## Start DATASET EXCERPTS

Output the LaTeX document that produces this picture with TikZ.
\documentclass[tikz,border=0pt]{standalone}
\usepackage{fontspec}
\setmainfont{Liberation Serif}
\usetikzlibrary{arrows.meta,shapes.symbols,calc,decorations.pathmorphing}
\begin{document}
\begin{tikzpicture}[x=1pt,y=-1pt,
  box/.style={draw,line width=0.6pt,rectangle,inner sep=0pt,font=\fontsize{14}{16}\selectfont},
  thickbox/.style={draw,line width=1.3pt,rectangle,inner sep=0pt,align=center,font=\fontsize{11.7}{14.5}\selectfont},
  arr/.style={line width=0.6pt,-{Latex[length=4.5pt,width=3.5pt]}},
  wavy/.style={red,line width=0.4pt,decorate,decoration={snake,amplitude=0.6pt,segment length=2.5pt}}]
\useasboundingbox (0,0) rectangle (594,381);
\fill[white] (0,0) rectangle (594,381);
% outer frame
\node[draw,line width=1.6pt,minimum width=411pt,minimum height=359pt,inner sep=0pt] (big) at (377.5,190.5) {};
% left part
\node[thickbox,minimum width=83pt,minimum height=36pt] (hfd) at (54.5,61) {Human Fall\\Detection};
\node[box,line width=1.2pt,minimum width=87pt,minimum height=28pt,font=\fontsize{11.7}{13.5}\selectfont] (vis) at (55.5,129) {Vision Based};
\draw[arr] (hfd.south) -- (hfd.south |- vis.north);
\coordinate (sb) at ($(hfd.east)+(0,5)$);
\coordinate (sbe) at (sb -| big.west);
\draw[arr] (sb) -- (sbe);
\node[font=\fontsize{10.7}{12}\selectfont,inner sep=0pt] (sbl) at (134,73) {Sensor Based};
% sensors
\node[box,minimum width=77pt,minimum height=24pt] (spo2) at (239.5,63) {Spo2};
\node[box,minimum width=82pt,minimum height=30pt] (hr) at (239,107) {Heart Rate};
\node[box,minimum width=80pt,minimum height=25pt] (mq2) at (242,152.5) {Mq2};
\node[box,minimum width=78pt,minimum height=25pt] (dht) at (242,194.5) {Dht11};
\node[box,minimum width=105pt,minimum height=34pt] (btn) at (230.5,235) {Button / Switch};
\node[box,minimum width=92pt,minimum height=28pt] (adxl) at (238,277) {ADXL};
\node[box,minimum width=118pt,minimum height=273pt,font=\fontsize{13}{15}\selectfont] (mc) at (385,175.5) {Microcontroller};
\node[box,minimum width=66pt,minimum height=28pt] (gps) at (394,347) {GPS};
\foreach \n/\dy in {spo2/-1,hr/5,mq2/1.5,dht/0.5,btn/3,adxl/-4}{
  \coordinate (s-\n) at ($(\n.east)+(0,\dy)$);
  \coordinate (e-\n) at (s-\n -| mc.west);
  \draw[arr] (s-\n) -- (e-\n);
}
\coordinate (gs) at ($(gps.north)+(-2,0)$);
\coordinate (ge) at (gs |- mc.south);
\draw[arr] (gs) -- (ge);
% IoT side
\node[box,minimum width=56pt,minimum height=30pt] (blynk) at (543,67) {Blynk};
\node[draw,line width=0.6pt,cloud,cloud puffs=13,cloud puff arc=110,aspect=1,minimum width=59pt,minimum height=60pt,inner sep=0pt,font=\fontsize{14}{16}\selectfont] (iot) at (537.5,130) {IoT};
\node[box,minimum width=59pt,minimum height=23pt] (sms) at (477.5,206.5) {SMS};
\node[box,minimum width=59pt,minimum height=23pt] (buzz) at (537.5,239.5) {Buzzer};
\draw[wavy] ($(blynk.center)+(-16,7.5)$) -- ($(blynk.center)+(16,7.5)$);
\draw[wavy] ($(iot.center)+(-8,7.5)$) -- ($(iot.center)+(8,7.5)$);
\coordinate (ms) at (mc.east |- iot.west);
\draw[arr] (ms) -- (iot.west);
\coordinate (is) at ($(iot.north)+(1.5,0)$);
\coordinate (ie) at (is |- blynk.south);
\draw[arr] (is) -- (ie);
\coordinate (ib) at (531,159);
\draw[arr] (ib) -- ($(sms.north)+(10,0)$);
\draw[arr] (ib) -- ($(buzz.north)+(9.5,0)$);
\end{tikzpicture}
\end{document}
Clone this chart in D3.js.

## End DATASET EXCERPTS

▶ **WRITTEN TASK**:
Across the data, tally the lines containing "this" and give back the number alone.

▶ **COMPLETE RESPONSE**:
2